Physical Space Proof of Bilinear Estimates and Applications to Nonlinear Dispersive Equations (II)

TL;DR

This paper introduces a novel physical space approach using bilinear estimates and a div-curl lemma to establish low-regularity well-posedness for nonlinear dispersive equations, bypassing Bourgain spaces.

Contribution

It proposes an alternative method based on physical space bilinear estimates and a div-curl lemma, providing a new tool for analyzing dispersive PDEs.

Findings

Reproduces best known local well-posedness results for 2d and 3d Zakharov systems.

Develops a new div-curl type lemma for bilinear estimates in physical space.
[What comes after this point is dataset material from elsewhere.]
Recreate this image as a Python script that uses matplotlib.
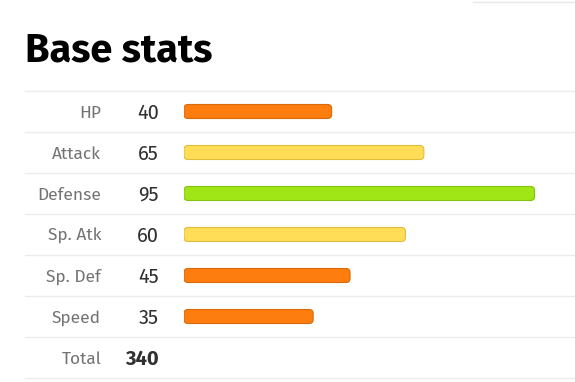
import matplotlib.pyplot as plt
from matplotlib.patches import FancyBboxPatch

# data
stat_names = ['HP', 'Attack', 'Defense', 'Sp. Atk', 'Sp. Def', 'Speed']
stat_values = [40, 65, 95, 60, 45, 35]
bar_colors = ['#fd7d0f', '#ffdd57', '#a0e515', '#ffdd57', '#fd7d0f', '#fd7d0f']
edge_colors = ['#d96a0b', '#e0bd3c', '#86c20f', '#e0bd3c', '#d96a0b', '#d96a0b']
total_label = 'Total'
total_value = sum(stat_values)

W, H = 575, 382
fig = plt.figure(figsize=(W / 100, H / 100), dpi=100)

# main axes in pixel coordinates (texts, separators)
ax = fig.add_axes([0, 0, 1, 1])
ax.set_xlim(0, W)
ax.set_ylim(H, 0)
ax.axis('off')

fam = ['Fira Sans', 'Lato', 'DejaVu Sans']
ax.text(25, 62, 'Base stats', fontsize=28.6, fontweight='bold', family=fam,
        color='black', ha='left', va='baseline')

top = 91
row_h = 41
n = len(stat_names)
for k in range(n + 2):
    y = top + k * row_h
    ax.plot([25, W], [y, y], color='#ececec', lw=1)
ax.plot([473, W], [2, 2], color='#e8e8e8', lw=1)

for i, (name, val) in enumerate(zip(stat_names, stat_values)):
    yc = top + row_h * (i + 0.5) + 1.5
    ax.text(101, yc, name, fontsize=12.5, family=fam, color='#737373',
            ha='right', va='center')
    ax.text(159, yc, str(val), fontsize=14.5, family=fam, color='#303030',
            ha='right', va='center')

yc = top + row_h * (n + 0.5) + 1.5
ax.text(101, yc, total_label, fontsize=12.5, family=fam, color='#737373',
        ha='right', va='center')
ax.text(159, yc, str(total_value), fontsize=14.5, family=fam, color='#303030',
        fontweight='bold', ha='right', va='center')

# bar axes: x in stat units, y in pixels
px_per_unit = 3.69
x0 = 184
bax = fig.add_axes([x0 / W, 0, (W - x0) / W, 1])
bax.set_xlim(0, (W - x0) / px_per_unit)
bax.set_ylim(H, 0)
bax.axis('off')

bar_h = 14
r = 4 / px_per_unit
for i, val in enumerate(stat_values):
    yc = top + row_h * (i + 0.5)
    p = FancyBboxPatch((0, yc - bar_h / 2), val, bar_h,
                       boxstyle=f'round,pad=0,rounding_size={r}',
                       mutation_aspect=px_per_unit,
                       facecolor=bar_colors[i], edgecolor=edge_colors[i], lw=0.8)
    bax.add_patch(p)

fig.savefig('out.png', dpi=100)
Demonstrates the effectiveness of the approach without relying on Bourgain spaces.

Abstract

The work by Kenig-Ponce-Vega [15] initiated the use of Bourgain spaces to study the low-regularity well-posedness of semilinear dispersive equations. Since then, the Bourgain space method has become the dominant, and almost the only method to deal with this problem. The goal of this series of papers is to propose an alternative approach for this problem that does not rely on Bourgain spaces. Our method is based on a bilinear estimate, which is proved in a physical space approach by a new div-curl type lemma introduced by the third author. Combining these ingredients with a Strichartz estimate of mixed spatial integrability, we will illustrate our method in the present paper by reproducing best known local well-posedness results for the 2d and 3d Zakharov system from Bejenaru-Herr-Holmer-Tataru [2] and Bejenaru-Herr [1].